■ Goal
Find the lines with "chart" in them and copy them out.

■ Provided material
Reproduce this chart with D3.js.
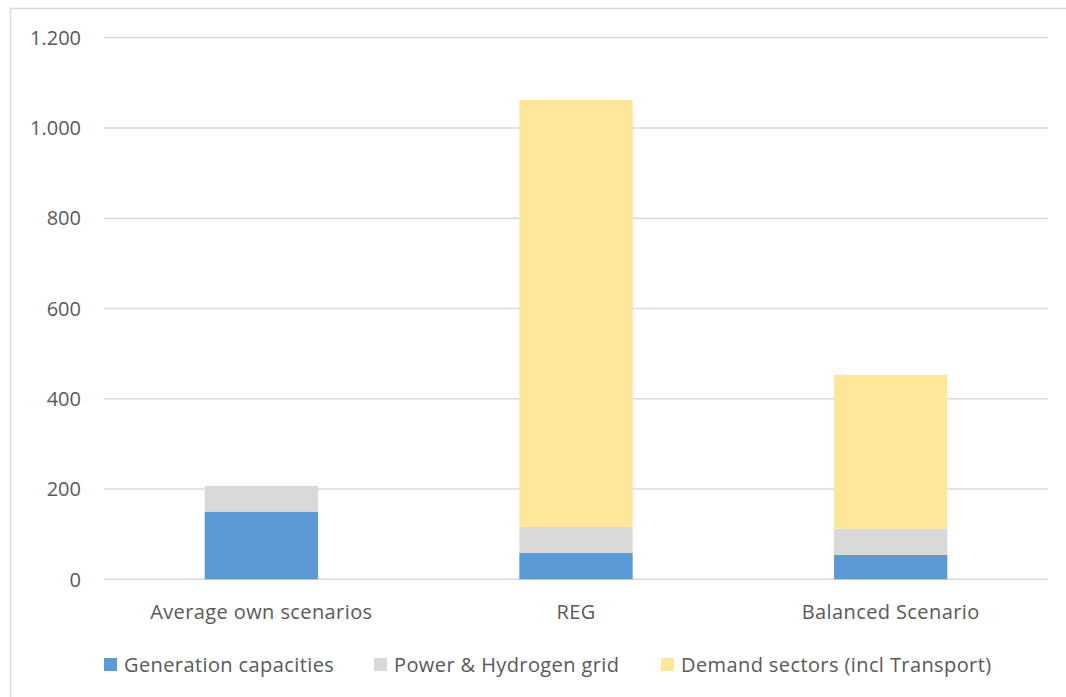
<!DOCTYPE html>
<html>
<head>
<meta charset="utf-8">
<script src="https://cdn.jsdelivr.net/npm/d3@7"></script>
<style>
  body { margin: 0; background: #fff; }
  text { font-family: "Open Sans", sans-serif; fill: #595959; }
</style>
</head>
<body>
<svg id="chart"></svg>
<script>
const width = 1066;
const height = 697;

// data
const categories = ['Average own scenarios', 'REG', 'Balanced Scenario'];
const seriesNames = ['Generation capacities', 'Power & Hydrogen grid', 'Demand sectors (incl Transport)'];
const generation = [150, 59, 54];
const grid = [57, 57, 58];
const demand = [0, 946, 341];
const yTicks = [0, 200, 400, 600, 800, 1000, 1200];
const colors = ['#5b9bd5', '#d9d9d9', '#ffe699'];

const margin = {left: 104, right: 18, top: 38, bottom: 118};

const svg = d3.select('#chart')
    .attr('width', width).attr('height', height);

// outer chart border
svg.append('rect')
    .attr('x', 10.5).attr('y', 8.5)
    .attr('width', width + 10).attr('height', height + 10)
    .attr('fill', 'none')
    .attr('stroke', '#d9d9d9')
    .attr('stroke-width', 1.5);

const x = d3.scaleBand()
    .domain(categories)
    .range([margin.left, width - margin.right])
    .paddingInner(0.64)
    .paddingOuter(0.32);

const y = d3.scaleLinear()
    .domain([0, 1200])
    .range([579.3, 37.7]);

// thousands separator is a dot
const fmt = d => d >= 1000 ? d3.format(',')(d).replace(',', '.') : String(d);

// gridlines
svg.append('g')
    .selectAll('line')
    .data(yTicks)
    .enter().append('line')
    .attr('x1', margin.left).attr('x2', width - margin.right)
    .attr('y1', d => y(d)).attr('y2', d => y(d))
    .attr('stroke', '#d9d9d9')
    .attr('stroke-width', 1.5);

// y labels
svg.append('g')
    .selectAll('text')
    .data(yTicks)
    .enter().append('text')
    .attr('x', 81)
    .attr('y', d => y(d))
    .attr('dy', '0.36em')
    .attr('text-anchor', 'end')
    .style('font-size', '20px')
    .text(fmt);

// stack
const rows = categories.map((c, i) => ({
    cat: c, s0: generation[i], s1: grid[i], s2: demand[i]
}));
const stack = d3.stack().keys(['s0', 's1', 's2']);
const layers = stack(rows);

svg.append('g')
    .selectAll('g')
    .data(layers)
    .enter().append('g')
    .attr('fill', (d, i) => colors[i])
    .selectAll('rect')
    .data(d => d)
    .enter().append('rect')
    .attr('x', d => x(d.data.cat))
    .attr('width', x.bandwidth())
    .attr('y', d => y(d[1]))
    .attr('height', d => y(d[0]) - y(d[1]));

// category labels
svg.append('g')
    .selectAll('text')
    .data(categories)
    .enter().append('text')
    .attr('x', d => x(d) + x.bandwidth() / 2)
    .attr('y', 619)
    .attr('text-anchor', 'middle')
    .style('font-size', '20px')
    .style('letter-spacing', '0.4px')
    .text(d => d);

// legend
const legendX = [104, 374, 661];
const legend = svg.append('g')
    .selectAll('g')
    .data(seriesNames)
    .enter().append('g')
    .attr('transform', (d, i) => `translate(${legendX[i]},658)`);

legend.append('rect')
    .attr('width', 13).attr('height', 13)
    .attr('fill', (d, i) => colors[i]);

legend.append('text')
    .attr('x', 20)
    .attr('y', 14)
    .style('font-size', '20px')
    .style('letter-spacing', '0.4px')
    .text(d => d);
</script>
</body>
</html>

■ The reply
Reproduce this chart with D3.js.
<svg id="chart"></svg>
const svg = d3.select('#chart')
// outer chart border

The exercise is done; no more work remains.